“These steaks are too high.”
If you have shopped at your local grocery lately, then you know this to be true. But from a figurative perspective, the stakes of this election cycle could be the most important in generations. Aside from the matter of who will occupy the Oval Office for the next four to eight years, other key appointments are looming as well — the vacancy on the Supreme Court and several House seats that are up for grabs this fall, for instance.
Back to high stakes…
The driving force behind most free market economies is the price of goods and services. While the cost of a cut of meat can be one prime example (no pun intended), other commodities factor in as well: gas prices, interest rates when borrowing for your first home, rising cost of education, and the ever-looming storm cloud of student loan debt that follows. These also are considerations when checking the pulse of how satisfied or dissatisfied people are.
Compared to other societies, Americans are doing rather well. But compared to the America our grandparents knew, there are signs that may worry future generations. The cost of living is a huge indication of how often the “r-word” is mentioned. I endured the recessions of the early ‘70s, the ‘80s, and the late 90’s. These last eight years have seemed worse by far, especially in terms of how deep it has been felt in the old wallet.
As Christians, should we be worried?
Someone once shared with me, “Worry is interest on a debt which you may never owe.” I try to remind myself that no matter my circumstances, God is always in control of the situation.

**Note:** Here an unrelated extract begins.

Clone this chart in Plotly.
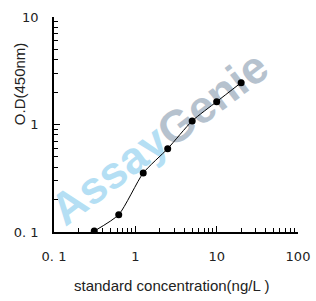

But it is our human desire to predict and control the future. That is the evidence of a character flaw and part of the DNA in mankind — his sinful nature. Worry will not only rob you of sleep; it can and will rob you of the blessings promised by God.
Let’s see what Jesus said about worry in Matthew 6:25-27:
“Therefore I tell you, do not worry about your life, what you will eat or drink; or about your body, what you will wear. Is not life more than food, and the body more than clothes? Look at the birds of the air; they do not sow or reap or store away in barns, and yet your heavenly Father feeds them. Are you not much more valuable than they? Can anyone of you by worrying add a single hour to your life?”
As a member of the body of Christ, my first obligation is to the other members. Yes, we do have a civic duty to participate in the political process, but ask yourself, “When should I place my political views above my faith?” I would argue never.
So, when a politician, or anyone for that matter, tries to sell you on the price of worry, hold on to your trust in God’s promises… and your wallet.